▶ **Instruction**: Note each line of the listing that contains the string "Output", and copy it.

▶ **Source material**:
Begin
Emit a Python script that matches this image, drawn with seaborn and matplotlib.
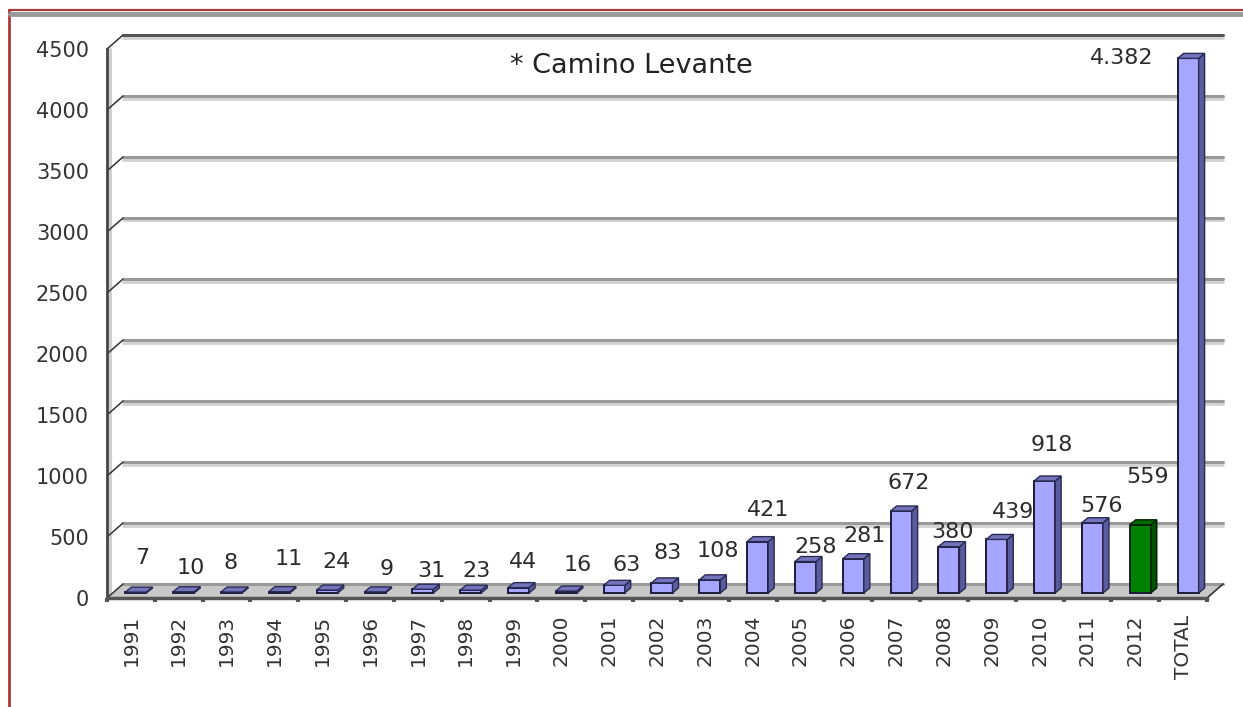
End
Begin
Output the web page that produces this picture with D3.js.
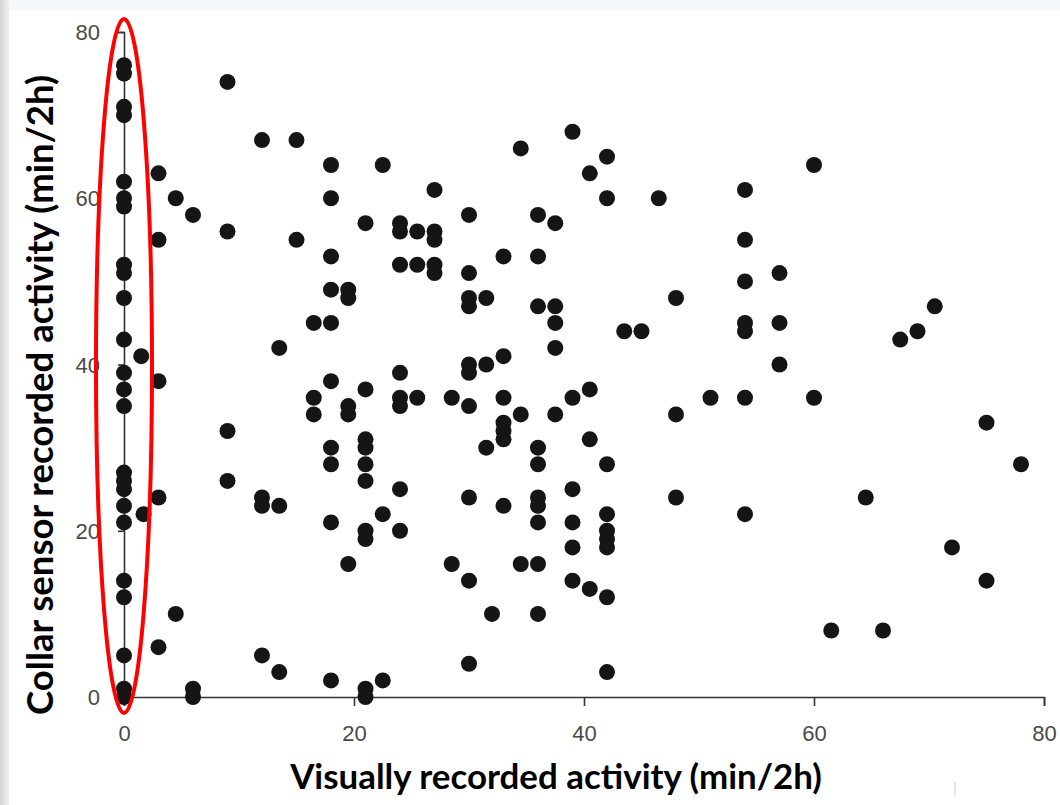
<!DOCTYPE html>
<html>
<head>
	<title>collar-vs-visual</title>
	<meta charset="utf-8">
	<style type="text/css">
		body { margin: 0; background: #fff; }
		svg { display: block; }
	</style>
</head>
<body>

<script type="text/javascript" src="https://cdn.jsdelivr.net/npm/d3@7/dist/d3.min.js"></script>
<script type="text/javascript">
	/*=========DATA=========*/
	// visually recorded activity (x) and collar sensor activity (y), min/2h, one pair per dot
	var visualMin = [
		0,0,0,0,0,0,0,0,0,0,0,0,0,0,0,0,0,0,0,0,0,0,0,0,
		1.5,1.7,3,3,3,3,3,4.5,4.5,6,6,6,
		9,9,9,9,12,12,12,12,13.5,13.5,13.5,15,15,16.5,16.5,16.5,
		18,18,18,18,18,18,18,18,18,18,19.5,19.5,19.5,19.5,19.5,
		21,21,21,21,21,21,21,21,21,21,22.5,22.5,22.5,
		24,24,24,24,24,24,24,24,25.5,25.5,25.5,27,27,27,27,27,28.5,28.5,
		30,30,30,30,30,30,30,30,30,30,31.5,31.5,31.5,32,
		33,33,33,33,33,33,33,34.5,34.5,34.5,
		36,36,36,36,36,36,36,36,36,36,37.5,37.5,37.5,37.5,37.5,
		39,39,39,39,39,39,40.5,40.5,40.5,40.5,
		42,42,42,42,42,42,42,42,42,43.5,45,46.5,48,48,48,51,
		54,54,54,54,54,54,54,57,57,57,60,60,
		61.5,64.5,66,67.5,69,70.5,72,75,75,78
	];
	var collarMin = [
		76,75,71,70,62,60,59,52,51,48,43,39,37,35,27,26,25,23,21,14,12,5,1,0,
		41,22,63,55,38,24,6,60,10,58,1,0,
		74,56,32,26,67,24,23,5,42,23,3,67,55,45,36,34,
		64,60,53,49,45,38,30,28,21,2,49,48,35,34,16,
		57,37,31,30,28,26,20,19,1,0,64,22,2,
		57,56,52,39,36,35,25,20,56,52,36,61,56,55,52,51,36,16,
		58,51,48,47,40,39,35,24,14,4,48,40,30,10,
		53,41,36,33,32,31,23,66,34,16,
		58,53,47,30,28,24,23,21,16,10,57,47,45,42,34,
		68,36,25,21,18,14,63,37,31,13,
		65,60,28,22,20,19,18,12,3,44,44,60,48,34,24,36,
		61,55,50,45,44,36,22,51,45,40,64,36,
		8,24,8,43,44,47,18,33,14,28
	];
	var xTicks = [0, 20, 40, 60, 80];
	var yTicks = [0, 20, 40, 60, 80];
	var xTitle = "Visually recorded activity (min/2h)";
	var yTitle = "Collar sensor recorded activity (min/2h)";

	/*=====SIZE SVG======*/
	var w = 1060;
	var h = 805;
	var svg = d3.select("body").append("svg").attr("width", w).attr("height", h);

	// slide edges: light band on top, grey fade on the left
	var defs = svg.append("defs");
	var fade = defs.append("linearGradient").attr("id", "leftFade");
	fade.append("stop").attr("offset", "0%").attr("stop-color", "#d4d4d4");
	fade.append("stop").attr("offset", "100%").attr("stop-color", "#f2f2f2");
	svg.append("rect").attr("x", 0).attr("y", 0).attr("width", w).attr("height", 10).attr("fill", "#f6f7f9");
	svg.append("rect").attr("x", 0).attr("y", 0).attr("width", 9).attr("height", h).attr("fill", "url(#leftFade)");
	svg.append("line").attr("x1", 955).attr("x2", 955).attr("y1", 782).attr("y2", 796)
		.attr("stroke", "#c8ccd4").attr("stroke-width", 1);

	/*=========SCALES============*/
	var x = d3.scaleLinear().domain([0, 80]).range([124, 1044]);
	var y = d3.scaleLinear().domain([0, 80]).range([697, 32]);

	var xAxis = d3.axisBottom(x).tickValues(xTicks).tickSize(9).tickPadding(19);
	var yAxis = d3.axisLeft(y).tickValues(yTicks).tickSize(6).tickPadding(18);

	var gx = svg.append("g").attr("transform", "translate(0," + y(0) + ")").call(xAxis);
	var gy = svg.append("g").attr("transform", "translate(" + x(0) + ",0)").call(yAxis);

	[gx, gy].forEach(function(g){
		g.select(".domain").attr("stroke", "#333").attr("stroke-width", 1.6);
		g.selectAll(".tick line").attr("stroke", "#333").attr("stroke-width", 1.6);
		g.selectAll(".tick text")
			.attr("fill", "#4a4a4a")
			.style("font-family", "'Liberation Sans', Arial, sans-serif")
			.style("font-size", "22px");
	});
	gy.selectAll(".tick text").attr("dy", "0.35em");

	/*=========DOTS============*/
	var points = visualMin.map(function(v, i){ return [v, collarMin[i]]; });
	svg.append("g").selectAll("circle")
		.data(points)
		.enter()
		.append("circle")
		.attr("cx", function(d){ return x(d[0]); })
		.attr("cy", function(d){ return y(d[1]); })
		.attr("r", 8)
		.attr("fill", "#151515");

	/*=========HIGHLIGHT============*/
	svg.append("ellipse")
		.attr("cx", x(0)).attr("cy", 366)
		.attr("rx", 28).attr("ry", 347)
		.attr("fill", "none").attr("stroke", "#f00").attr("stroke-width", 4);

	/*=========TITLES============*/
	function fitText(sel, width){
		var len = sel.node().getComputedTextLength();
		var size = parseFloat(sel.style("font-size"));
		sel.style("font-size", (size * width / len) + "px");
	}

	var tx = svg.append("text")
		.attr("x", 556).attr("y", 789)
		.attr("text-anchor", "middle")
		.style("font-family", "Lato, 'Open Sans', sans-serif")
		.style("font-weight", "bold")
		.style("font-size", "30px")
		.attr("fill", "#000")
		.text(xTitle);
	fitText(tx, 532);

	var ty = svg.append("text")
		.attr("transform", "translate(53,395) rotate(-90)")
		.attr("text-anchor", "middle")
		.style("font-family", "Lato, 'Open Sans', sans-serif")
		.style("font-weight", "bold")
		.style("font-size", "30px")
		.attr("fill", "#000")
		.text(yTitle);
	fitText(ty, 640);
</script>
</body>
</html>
End
Begin
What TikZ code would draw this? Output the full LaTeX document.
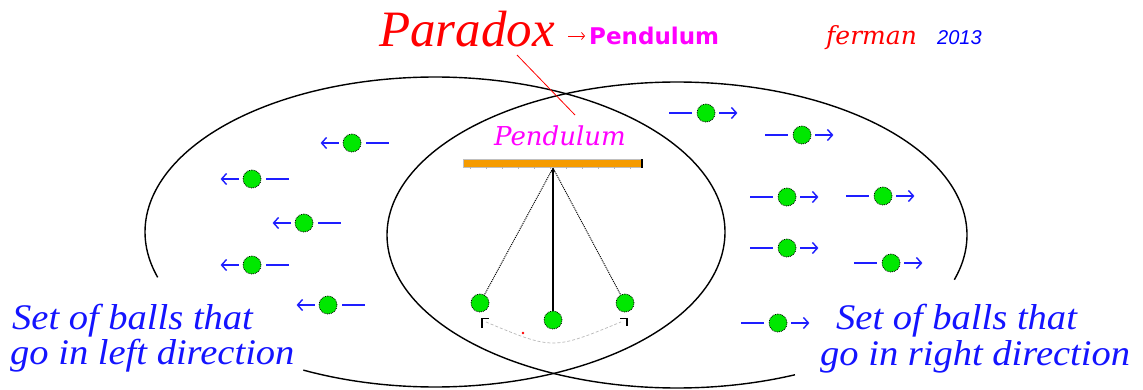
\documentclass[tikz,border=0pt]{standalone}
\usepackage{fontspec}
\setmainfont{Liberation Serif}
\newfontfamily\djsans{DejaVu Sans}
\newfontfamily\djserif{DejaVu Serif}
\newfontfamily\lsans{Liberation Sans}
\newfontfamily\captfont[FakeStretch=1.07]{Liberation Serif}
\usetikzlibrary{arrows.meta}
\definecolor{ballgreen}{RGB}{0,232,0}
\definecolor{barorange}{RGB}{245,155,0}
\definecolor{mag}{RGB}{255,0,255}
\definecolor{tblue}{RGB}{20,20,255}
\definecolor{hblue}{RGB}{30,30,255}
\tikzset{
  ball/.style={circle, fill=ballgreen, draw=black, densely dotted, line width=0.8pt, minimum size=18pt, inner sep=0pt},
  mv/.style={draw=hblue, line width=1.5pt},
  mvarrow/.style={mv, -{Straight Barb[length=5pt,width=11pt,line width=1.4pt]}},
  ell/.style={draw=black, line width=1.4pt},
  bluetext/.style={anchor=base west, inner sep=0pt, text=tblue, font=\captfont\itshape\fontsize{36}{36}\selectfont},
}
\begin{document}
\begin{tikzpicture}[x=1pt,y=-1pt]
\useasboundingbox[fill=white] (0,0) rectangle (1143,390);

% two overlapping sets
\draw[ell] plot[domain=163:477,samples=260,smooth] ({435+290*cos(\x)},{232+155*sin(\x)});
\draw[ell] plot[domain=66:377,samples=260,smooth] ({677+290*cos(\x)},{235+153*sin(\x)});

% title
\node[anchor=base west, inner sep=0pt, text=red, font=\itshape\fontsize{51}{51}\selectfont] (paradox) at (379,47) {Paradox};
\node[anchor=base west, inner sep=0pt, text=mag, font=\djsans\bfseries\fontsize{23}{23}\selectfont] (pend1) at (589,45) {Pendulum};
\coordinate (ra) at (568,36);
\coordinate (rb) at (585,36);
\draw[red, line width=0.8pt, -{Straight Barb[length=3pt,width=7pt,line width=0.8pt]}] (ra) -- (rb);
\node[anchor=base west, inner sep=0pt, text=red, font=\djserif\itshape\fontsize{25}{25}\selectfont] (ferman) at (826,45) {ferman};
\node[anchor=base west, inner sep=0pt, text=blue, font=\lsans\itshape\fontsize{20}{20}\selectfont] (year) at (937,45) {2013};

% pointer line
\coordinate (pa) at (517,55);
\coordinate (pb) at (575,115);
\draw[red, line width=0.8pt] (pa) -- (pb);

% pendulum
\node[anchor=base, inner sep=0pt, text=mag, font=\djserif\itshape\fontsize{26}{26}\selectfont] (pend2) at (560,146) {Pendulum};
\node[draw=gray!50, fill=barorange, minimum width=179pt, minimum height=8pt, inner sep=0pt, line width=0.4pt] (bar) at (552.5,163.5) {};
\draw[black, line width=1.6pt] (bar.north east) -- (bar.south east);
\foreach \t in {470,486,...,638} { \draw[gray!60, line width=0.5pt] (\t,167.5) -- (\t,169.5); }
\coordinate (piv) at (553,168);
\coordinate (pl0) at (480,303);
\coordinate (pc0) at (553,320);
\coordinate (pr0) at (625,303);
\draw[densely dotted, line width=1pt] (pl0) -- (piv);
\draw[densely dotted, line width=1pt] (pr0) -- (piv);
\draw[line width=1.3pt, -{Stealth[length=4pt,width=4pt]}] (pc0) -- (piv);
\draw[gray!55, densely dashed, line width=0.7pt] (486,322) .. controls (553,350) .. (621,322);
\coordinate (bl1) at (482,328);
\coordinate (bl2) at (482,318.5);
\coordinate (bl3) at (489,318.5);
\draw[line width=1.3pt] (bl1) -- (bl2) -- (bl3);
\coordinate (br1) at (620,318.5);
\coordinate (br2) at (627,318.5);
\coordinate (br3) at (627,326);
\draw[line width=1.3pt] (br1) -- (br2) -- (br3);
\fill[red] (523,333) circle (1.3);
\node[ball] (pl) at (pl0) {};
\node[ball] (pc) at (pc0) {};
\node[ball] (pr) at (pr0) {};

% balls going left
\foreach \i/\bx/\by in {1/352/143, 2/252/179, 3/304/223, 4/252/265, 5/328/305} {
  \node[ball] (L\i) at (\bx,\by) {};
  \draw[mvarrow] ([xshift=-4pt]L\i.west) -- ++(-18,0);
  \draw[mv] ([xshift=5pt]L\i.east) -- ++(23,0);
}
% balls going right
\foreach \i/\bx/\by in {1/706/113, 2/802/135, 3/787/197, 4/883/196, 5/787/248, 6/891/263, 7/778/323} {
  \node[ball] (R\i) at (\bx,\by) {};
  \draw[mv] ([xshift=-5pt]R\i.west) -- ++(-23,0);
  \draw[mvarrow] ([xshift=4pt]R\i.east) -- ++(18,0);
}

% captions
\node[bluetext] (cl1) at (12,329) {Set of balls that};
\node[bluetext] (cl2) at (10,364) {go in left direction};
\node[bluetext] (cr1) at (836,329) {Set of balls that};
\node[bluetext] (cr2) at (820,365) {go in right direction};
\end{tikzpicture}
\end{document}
End
▶ **The solution**:
Output the web page that produces this picture with D3.js.
What TikZ code would draw this? Output the full LaTeX document.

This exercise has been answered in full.